(Code that draws figures)
┌──

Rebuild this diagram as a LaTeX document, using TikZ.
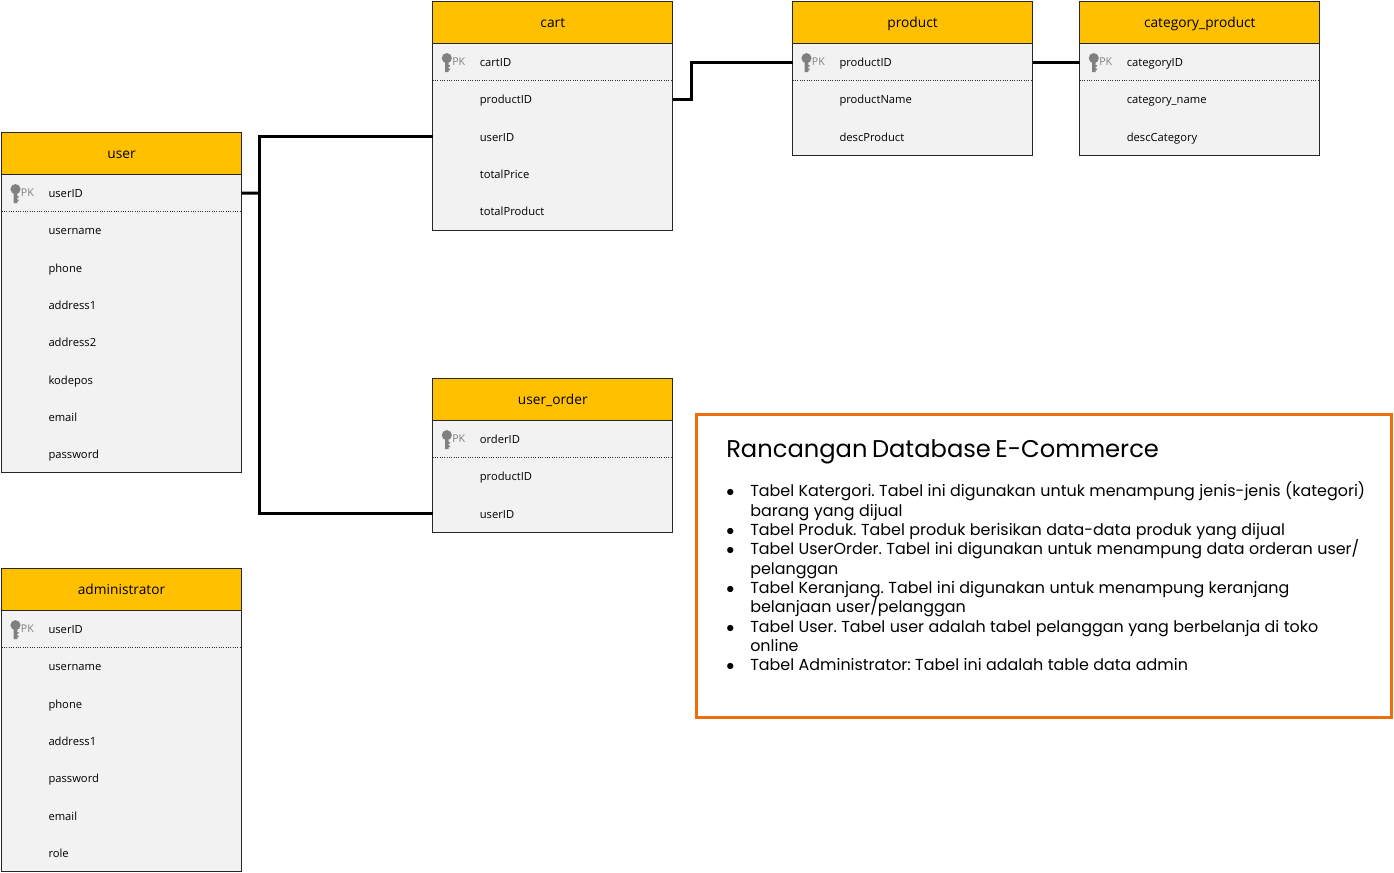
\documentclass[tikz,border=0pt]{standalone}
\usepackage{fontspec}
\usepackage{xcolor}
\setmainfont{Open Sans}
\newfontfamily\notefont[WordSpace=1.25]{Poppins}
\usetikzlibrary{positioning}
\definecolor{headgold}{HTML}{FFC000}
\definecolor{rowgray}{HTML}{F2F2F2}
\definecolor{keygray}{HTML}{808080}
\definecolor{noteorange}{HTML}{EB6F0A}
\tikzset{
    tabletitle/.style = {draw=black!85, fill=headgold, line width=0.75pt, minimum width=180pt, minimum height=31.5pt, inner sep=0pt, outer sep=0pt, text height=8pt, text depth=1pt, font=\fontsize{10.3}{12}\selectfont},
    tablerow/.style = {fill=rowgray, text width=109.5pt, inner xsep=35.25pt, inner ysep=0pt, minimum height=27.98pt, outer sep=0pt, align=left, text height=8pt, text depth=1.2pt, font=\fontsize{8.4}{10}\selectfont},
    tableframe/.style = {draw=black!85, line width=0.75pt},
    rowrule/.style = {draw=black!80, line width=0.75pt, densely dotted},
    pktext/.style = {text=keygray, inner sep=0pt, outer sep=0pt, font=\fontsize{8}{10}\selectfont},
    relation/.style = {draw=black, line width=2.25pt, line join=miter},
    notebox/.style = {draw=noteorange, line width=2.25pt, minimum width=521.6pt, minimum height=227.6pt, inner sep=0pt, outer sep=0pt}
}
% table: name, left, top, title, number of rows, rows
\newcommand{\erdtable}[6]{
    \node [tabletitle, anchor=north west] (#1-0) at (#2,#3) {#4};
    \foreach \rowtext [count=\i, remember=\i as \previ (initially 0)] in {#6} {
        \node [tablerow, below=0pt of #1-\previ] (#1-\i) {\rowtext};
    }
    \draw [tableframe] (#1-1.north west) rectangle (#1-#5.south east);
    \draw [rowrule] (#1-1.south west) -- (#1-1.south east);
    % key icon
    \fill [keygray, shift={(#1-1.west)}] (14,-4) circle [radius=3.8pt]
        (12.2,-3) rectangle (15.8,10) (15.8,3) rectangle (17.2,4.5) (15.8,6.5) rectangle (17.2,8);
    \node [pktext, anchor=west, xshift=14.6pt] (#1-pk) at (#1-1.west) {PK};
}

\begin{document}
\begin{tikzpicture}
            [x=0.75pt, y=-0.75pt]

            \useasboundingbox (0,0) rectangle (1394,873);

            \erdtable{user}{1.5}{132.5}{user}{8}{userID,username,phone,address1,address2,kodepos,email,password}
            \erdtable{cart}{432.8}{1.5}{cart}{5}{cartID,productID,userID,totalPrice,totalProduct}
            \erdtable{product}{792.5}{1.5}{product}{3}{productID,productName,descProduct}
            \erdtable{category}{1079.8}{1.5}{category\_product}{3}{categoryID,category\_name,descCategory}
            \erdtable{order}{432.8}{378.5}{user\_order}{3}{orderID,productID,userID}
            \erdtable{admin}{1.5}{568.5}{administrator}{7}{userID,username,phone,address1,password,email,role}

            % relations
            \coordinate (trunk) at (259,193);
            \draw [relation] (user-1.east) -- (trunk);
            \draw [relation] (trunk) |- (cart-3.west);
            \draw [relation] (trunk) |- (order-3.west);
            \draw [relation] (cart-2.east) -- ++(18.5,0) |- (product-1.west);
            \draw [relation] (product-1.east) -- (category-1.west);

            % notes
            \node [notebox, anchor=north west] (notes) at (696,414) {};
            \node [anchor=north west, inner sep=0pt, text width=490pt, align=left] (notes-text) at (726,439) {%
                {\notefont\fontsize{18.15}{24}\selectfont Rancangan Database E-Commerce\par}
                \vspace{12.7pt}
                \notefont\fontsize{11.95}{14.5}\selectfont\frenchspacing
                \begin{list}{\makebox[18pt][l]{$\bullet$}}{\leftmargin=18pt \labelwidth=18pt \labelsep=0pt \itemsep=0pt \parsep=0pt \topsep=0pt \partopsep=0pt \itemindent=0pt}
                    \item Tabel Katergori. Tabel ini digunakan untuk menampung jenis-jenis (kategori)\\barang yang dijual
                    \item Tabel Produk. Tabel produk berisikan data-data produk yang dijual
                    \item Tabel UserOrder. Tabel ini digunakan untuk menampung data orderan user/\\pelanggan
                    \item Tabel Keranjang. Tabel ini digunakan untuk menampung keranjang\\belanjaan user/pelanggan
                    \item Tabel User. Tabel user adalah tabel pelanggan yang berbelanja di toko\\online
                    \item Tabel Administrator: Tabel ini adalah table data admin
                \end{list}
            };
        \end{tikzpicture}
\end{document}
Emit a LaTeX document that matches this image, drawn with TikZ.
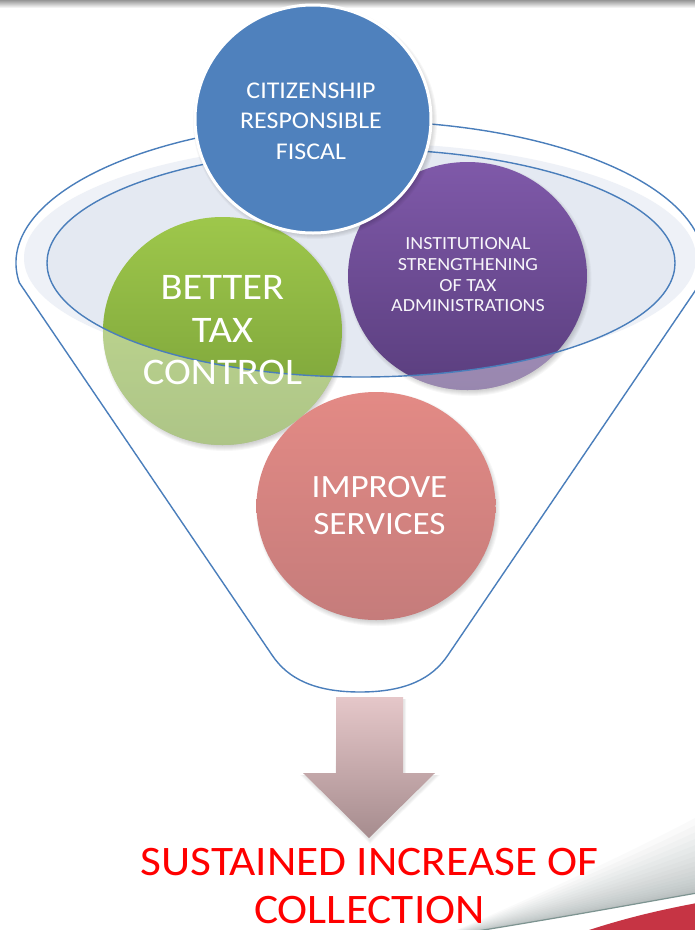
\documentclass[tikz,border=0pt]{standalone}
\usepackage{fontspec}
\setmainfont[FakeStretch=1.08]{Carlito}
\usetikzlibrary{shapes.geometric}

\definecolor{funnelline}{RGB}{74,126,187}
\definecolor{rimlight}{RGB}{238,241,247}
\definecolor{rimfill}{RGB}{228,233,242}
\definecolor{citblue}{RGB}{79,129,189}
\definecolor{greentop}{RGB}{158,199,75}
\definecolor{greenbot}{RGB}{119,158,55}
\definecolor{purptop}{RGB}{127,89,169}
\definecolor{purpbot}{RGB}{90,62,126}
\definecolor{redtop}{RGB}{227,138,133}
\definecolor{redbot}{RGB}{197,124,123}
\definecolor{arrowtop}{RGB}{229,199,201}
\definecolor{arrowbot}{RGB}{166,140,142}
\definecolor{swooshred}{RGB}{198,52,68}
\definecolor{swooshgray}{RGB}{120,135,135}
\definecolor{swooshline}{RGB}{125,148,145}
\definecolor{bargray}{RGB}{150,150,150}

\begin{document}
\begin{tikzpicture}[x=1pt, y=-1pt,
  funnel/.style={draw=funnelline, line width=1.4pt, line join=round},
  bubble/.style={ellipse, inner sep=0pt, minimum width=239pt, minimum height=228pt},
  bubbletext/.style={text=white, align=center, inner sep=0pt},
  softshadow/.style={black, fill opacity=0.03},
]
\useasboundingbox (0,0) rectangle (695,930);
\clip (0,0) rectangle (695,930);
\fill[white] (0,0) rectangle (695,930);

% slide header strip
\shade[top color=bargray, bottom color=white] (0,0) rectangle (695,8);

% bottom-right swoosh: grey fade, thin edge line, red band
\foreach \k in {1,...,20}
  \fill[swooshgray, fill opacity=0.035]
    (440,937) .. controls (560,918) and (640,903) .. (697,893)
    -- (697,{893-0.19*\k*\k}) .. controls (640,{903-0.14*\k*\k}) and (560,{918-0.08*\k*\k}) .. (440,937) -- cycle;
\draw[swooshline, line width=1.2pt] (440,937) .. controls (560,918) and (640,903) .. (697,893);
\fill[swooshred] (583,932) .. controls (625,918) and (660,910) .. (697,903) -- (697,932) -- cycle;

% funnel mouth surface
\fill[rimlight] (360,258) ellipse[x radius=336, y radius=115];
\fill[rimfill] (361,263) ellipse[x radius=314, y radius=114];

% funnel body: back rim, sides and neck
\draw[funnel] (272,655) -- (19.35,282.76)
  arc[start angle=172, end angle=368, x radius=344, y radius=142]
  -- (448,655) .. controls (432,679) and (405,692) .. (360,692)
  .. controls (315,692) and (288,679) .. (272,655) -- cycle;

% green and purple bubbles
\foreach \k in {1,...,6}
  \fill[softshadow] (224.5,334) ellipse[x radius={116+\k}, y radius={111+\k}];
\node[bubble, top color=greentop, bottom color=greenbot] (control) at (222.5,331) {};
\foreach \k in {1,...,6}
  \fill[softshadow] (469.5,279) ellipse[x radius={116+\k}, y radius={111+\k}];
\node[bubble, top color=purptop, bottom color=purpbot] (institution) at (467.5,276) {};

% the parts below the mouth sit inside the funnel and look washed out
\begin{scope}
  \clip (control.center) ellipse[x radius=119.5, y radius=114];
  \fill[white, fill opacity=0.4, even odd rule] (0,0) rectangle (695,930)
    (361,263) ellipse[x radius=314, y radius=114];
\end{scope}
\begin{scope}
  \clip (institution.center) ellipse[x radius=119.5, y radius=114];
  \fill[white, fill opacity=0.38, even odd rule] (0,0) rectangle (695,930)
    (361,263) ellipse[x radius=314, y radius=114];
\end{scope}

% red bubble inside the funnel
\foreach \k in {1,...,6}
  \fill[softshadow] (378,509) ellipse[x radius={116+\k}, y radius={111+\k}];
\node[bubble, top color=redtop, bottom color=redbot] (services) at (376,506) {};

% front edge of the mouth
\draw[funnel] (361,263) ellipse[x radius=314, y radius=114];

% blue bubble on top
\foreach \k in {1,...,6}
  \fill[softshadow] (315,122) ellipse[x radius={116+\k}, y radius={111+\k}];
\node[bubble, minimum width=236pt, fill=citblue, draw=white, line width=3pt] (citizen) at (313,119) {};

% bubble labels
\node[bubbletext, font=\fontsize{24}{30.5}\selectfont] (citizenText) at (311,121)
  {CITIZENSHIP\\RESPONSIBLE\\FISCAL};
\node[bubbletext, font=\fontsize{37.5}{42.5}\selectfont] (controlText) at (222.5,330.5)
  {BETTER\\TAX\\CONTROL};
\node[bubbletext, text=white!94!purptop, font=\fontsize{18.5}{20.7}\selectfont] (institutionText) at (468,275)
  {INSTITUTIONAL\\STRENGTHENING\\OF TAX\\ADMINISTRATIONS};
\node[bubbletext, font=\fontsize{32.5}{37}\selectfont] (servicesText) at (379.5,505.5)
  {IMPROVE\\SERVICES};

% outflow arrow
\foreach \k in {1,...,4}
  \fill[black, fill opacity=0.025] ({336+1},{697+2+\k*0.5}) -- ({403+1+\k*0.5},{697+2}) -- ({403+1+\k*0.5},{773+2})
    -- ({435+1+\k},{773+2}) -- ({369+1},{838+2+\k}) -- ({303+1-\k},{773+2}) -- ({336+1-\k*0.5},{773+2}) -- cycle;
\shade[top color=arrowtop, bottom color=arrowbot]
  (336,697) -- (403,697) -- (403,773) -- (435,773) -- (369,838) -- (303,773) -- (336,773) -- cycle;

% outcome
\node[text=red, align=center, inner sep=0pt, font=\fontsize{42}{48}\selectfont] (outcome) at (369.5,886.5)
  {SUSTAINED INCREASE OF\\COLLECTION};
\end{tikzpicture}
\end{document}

└──

In the records above, find the line with "Emit a LaTeX" and the line with "(697,932) -- cycle;", then restate word for word only those two lines and all lines between, omitting pictures.

▸ COMPLETE OUTPUT:
Emit a LaTeX document that matches this image, drawn with TikZ.
\documentclass[tikz,border=0pt]{standalone}
\usepackage{fontspec}
\setmainfont[FakeStretch=1.08]{Carlito}
\usetikzlibrary{shapes.geometric}

\definecolor{funnelline}{RGB}{74,126,187}
\definecolor{rimlight}{RGB}{238,241,247}
\definecolor{rimfill}{RGB}{228,233,242}
\definecolor{citblue}{RGB}{79,129,189}
\definecolor{greentop}{RGB}{158,199,75}
\definecolor{greenbot}{RGB}{119,158,55}
\definecolor{purptop}{RGB}{127,89,169}
\definecolor{purpbot}{RGB}{90,62,126}
\definecolor{redtop}{RGB}{227,138,133}
\definecolor{redbot}{RGB}{197,124,123}
\definecolor{arrowtop}{RGB}{229,199,201}
\definecolor{arrowbot}{RGB}{166,140,142}
\definecolor{swooshred}{RGB}{198,52,68}
\definecolor{swooshgray}{RGB}{120,135,135}
\definecolor{swooshline}{RGB}{125,148,145}
\definecolor{bargray}{RGB}{150,150,150}

\begin{document}
\begin{tikzpicture}[x=1pt, y=-1pt,
  funnel/.style={draw=funnelline, line width=1.4pt, line join=round},
  bubble/.style={ellipse, inner sep=0pt, minimum width=239pt, minimum height=228pt},
  bubbletext/.style={text=white, align=center, inner sep=0pt},
  softshadow/.style={black, fill opacity=0.03},
]
\useasboundingbox (0,0) rectangle (695,930);
\clip (0,0) rectangle (695,930);
\fill[white] (0,0) rectangle (695,930);

% slide header strip
\shade[top color=bargray, bottom color=white] (0,0) rectangle (695,8);

% bottom-right swoosh: grey fade, thin edge line, red band
\foreach \k in {1,...,20}
  \fill[swooshgray, fill opacity=0.035]
    (440,937) .. controls (560,918) and (640,903) .. (697,893)
    -- (697,{893-0.19*\k*\k}) .. controls (640,{903-0.14*\k*\k}) and (560,{918-0.08*\k*\k}) .. (440,937) -- cycle;
\draw[swooshline, line width=1.2pt] (440,937) .. controls (560,918) and (640,903) .. (697,893);
\fill[swooshred] (583,932) .. controls (625,918) and (660,910) .. (697,903) -- (697,932) -- cycle;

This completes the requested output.